> [What is needed]:
Retype the data that follows line by line, exactly, and leave its pictures out.
— Start —
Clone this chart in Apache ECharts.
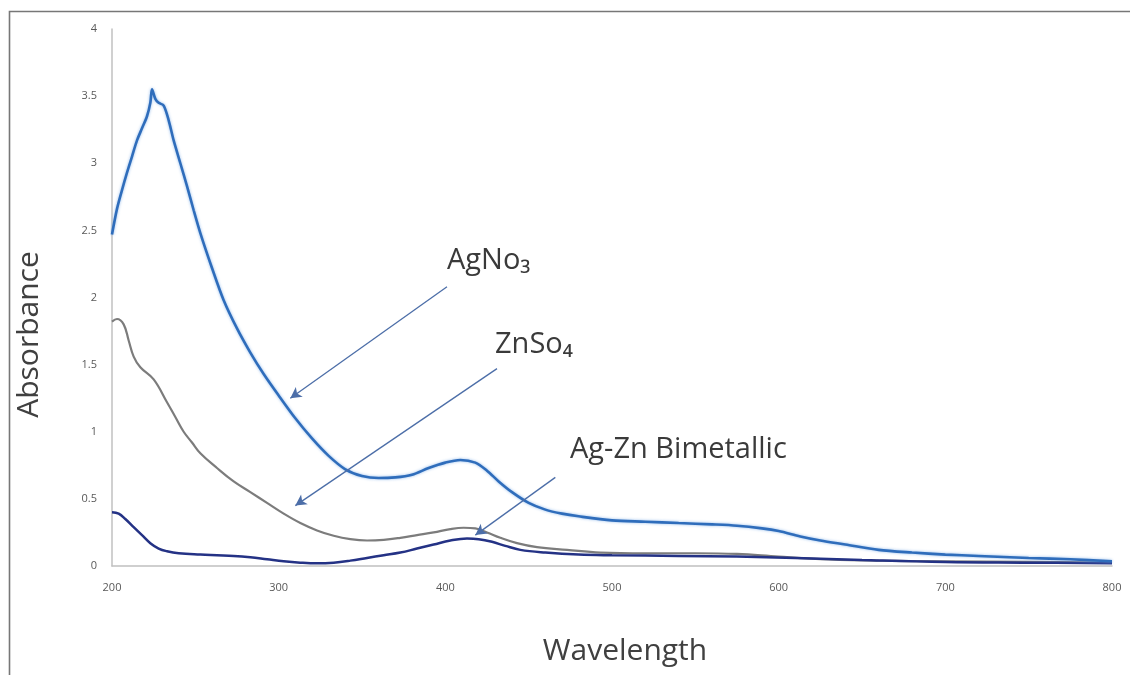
<!DOCTYPE html>
<html>
<head>
<meta charset="utf-8">
<script src="https://cdn.jsdelivr.net/npm/echarts@6/dist/echarts.min.js"></script>
<style>html,body{margin:0;padding:0;background:#fff}#c{width:1130px;height:675px}</style>
</head>
<body>
<div id="c"></div>
<script>
// ---- data ----
const xTicks = [200, 300, 400, 500, 600, 700, 800];
const yTicks = [0, 0.5, 1, 1.5, 2, 2.5, 3, 3.5, 4];

const agno3Wl  = [200,203,206,209,212,215,218,221,223,224,226,228,231,234,237,241,245,249,253,260,267,275,283,291,300,310,320,330,340,350,360,370,380,390,400,409,418,425,432,440,450,460,470,480,500,520,540,560,575,590,600,613,625,640,660,680,700,720,750,775,800];
const agno3Abs = [2.47,2.66,2.80,2.93,3.05,3.17,3.26,3.35,3.45,3.55,3.48,3.45,3.43,3.32,3.17,3.00,2.83,2.65,2.48,2.22,1.98,1.77,1.59,1.43,1.27,1.10,0.95,0.82,0.72,0.67,0.655,0.66,0.68,0.73,0.77,0.79,0.77,0.71,0.63,0.55,0.47,0.42,0.39,0.37,0.34,0.33,0.32,0.31,0.30,0.28,0.26,0.22,0.19,0.16,0.12,0.10,0.085,0.075,0.06,0.05,0.035];

const znso4Wl  = [200,203,207,210,213,217,225,233,238,243,248,253,263,273,283,293,303,313,323,333,343,353,363,373,383,393,403,411,418,425,433,443,455,473,493,520,550,575,600,630,660,700,750,800];
const znso4Abs = [1.82,1.84,1.80,1.68,1.56,1.48,1.39,1.22,1.11,1.00,0.92,0.84,0.73,0.63,0.55,0.47,0.39,0.32,0.265,0.225,0.20,0.19,0.195,0.21,0.23,0.25,0.275,0.285,0.28,0.25,0.21,0.17,0.14,0.12,0.10,0.095,0.095,0.09,0.07,0.05,0.04,0.035,0.03,0.025];

const agznWl  = [200,204,208,213,218,223,228,233,240,253,263,273,283,293,303,313,323,333,343,353,363,373,383,393,403,413,420,428,436,445,460,480,500,540,575,610,650,700,750,800];
const agznAbs = [0.40,0.39,0.35,0.29,0.23,0.17,0.13,0.11,0.095,0.085,0.08,0.075,0.065,0.05,0.035,0.025,0.02,0.025,0.04,0.06,0.08,0.10,0.13,0.16,0.19,0.205,0.20,0.18,0.15,0.12,0.10,0.085,0.08,0.075,0.07,0.06,0.045,0.03,0.025,0.02];

// annotation arrows: [start wavelength, start absorbance, end wavelength, end absorbance]
const arrowAgNO3 = [401, 2.08, 307, 1.25];
const arrowZnSO4 = [431, 1.47, 310, 0.45];
const arrowAgZn  = [466, 0.66, 418, 0.23];

const zip = (a, b) => a.map((v, i) => [v, b[i]]);
const arrow = (a) => [{coord: [a[0], a[1]]}, {coord: [a[2], a[3]]}];

const FONT = '"Open Sans", "DejaVu Sans", sans-serif';
const chart = echarts.init(document.getElementById('c'), null, {renderer: 'canvas'});
chart.setOption({
  animation: false,
  backgroundColor: '#ffffff',
  grid: {left: 112, right: 18, top: 29, bottom: 109},
  xAxis: {
    type: 'value', min: xTicks[0], max: xTicks[xTicks.length - 1], interval: 100,
    name: 'Wavelength', nameLocation: 'middle', nameGap: 70,
    nameTextStyle: {fontFamily: FONT, fontSize: 30, color: '#404040', padding: [0, 0, 0, 26]},
    axisLine: {lineStyle: {color: '#c0c0c0', width: 1.5}},
    axisTick: {show: false},
    splitLine: {show: false},
    axisLabel: {fontFamily: FONT, fontSize: 11, color: '#595959', margin: 16}
  },
  yAxis: {
    type: 'value', min: yTicks[0], max: yTicks[yTicks.length - 1], interval: 0.5,
    name: 'Absorbance', nameLocation: 'middle', nameGap: 68,
    nameTextStyle: {fontFamily: FONT, fontSize: 30, color: '#404040', padding: [0, 74, 0, 0]},
    axisLine: {show: true, lineStyle: {color: '#c0c0c0', width: 1.5}},
    axisTick: {show: false},
    splitLine: {show: false},
    axisLabel: {fontFamily: FONT, fontSize: 11, color: '#595959', margin: 15}
  },
  series: [
    {
      name: 'ZnSO4', type: 'line', data: zip(znso4Wl, znso4Abs), smooth: 0.4, showSymbol: false,
      lineStyle: {color: '#7c7c7c', width: 2.2}, z: 2
    },
    {
      name: 'Ag-Zn Bimetallic', type: 'line', data: zip(agznWl, agznAbs), smooth: 0.4, showSymbol: false,
      lineStyle: {color: '#243285', width: 2.5}, z: 3
    },
    {
      name: 'AgNO3', type: 'line', data: zip(agno3Wl, agno3Abs), smooth: 0.3, showSymbol: false,
      lineStyle: {color: '#2f6dbb', width: 2.6, shadowColor: 'rgba(120,170,230,0.8)', shadowBlur: 3}, z: 4,
      markLine: {
        silent: true, symbol: ['none', 'arrow'], symbolSize: [9, 11],
        label: {show: false},
        lineStyle: {color: '#4c6ea8', width: 1.3, type: 'solid'},
        data: [arrow(arrowAgNO3), arrow(arrowZnSO4), arrow(arrowAgZn)]
      }
    }
  ],
  graphic: [
    {type: 'rect', silent: true, shape: {x: 9.5, y: 11.5, width: 1300, height: 900},
     style: {fill: 'none', stroke: '#777777', lineWidth: 1.6}},
    {type: 'text', x: 447, y: 261, style: {text: 'AgNo₃', fontFamily: FONT, fontSize: 29, fill: '#3a3a3a', verticalAlign: 'middle'}},
    {type: 'text', x: 495, y: 345, style: {text: 'ZnSo₄', fontFamily: FONT, fontSize: 29, fill: '#3a3a3a', verticalAlign: 'middle'}},
    {type: 'text', x: 570, y: 450, style: {text: 'Ag-Zn Bimetallic', fontFamily: FONT, fontSize: 29, fill: '#3a3a3a', verticalAlign: 'middle'}}
  ]
});
</script>
</body>
</html>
— End —
> [Task output]:
Clone this chart in Apache ECharts.
<!DOCTYPE html>
<html>
<head>
<meta charset="utf-8">
<script src="https://cdn.jsdelivr.net/npm/echarts@6/dist/echarts.min.js"></script>
<style>html,body{margin:0;padding:0;background:#fff}#c{width:1130px;height:675px}</style>
</head>
<body>
<div id="c"></div>
<script>
// ---- data ----
const xTicks = [200, 300, 400, 500, 600, 700, 800];
const yTicks = [0, 0.5, 1, 1.5, 2, 2.5, 3, 3.5, 4];

const agno3Wl  = [200,203,206,209,212,215,218,221,223,224,226,228,231,234,237,241,245,249,253,260,267,275,283,291,300,310,320,330,340,350,360,370,380,390,400,409,418,425,432,440,450,460,470,480,500,520,540,560,575,590,600,613,625,640,660,680,700,720,750,775,800];
const agno3Abs = [2.47,2.66,2.80,2.93,3.05,3.17,3.26,3.35,3.45,3.55,3.48,3.45,3.43,3.32,3.17,3.00,2.83,2.65,2.48,2.22,1.98,1.77,1.59,1.43,1.27,1.10,0.95,0.82,0.72,0.67,0.655,0.66,0.68,0.73,0.77,0.79,0.77,0.71,0.63,0.55,0.47,0.42,0.39,0.37,0.34,0.33,0.32,0.31,0.30,0.28,0.26,0.22,0.19,0.16,0.12,0.10,0.085,0.075,0.06,0.05,0.035];

const znso4Wl  = [200,203,207,210,213,217,225,233,238,243,248,253,263,273,283,293,303,313,323,333,343,353,363,373,383,393,403,411,418,425,433,443,455,473,493,520,550,575,600,630,660,700,750,800];
const znso4Abs = [1.82,1.84,1.80,1.68,1.56,1.48,1.39,1.22,1.11,1.00,0.92,0.84,0.73,0.63,0.55,0.47,0.39,0.32,0.265,0.225,0.20,0.19,0.195,0.21,0.23,0.25,0.275,0.285,0.28,0.25,0.21,0.17,0.14,0.12,0.10,0.095,0.095,0.09,0.07,0.05,0.04,0.035,0.03,0.025];

const agznWl  = [200,204,208,213,218,223,228,233,240,253,263,273,283,293,303,313,323,333,343,353,363,373,383,393,403,413,420,428,436,445,460,480,500,540,575,610,650,700,750,800];
const agznAbs = [0.40,0.39,0.35,0.29,0.23,0.17,0.13,0.11,0.095,0.085,0.08,0.075,0.065,0.05,0.035,0.025,0.02,0.025,0.04,0.06,0.08,0.10,0.13,0.16,0.19,0.205,0.20,0.18,0.15,0.12,0.10,0.085,0.08,0.075,0.07,0.06,0.045,0.03,0.025,0.02];

// annotation arrows: [start wavelength, start absorbance, end wavelength, end absorbance]
const arrowAgNO3 = [401, 2.08, 307, 1.25];
const arrowZnSO4 = [431, 1.47, 310, 0.45];
const arrowAgZn  = [466, 0.66, 418, 0.23];

const zip = (a, b) => a.map((v, i) => [v, b[i]]);
const arrow = (a) => [{coord: [a[0], a[1]]}, {coord: [a[2], a[3]]}];

const FONT = '"Open Sans", "DejaVu Sans", sans-serif';
const chart = echarts.init(document.getElementById('c'), null, {renderer: 'canvas'});
chart.setOption({
  animation: false,
  backgroundColor: '#ffffff',
  grid: {left: 112, right: 18, top: 29, bottom: 109},
  xAxis: {
    type: 'value', min: xTicks[0], max: xTicks[xTicks.length - 1], interval: 100,
    name: 'Wavelength', nameLocation: 'middle', nameGap: 70,
    nameTextStyle: {fontFamily: FONT, fontSize: 30, color: '#404040', padding: [0, 0, 0, 26]},
    axisLine: {lineStyle: {color: '#c0c0c0', width: 1.5}},
    axisTick: {show: false},
    splitLine: {show: false},
    axisLabel: {fontFamily: FONT, fontSize: 11, color: '#595959', margin: 16}
  },
  yAxis: {
    type: 'value', min: yTicks[0], max: yTicks[yTicks.length - 1], interval: 0.5,
    name: 'Absorbance', nameLocation: 'middle', nameGap: 68,
    nameTextStyle: {fontFamily: FONT, fontSize: 30, color: '#404040', padding: [0, 74, 0, 0]},
    axisLine: {show: true, lineStyle: {color: '#c0c0c0', width: 1.5}},
    axisTick: {show: false},
    splitLine: {show: false},
    axisLabel: {fontFamily: FONT, fontSize: 11, color: '#595959', margin: 15}
  },
  series: [
    {
      name: 'ZnSO4', type: 'line', data: zip(znso4Wl, znso4Abs), smooth: 0.4, showSymbol: false,
      lineStyle: {color: '#7c7c7c', width: 2.2}, z: 2
    },
    {
      name: 'Ag-Zn Bimetallic', type: 'line', data: zip(agznWl, agznAbs), smooth: 0.4, showSymbol: false,
      lineStyle: {color: '#243285', width: 2.5}, z: 3
    },
    {
      name: 'AgNO3', type: 'line', data: zip(agno3Wl, agno3Abs), smooth: 0.3, showSymbol: false,
      lineStyle: {color: '#2f6dbb', width: 2.6, shadowColor: 'rgba(120,170,230,0.8)', shadowBlur: 3}, z: 4,
      markLine: {
        silent: true, symbol: ['none', 'arrow'], symbolSize: [9, 11],
        label: {show: false},
        lineStyle: {color: '#4c6ea8', width: 1.3, type: 'solid'},
        data: [arrow(arrowAgNO3), arrow(arrowZnSO4), arrow(arrowAgZn)]
      }
    }
  ],
  graphic: [
    {type: 'rect', silent: true, shape: {x: 9.5, y: 11.5, width: 1300, height: 900},
     style: {fill: 'none', stroke: '#777777', lineWidth: 1.6}},
    {type: 'text', x: 447, y: 261, style: {text: 'AgNo₃', fontFamily: FONT, fontSize: 29, fill: '#3a3a3a', verticalAlign: 'middle'}},
    {type: 'text', x: 495, y: 345, style: {text: 'ZnSo₄', fontFamily: FONT, fontSize: 29, fill: '#3a3a3a', verticalAlign: 'middle'}},
    {type: 'text', x: 570, y: 450, style: {text: 'Ag-Zn Bimetallic', fontFamily: FONT, fontSize: 29, fill: '#3a3a3a', verticalAlign: 'middle'}}
  ]
});
</script>
</body>
</html>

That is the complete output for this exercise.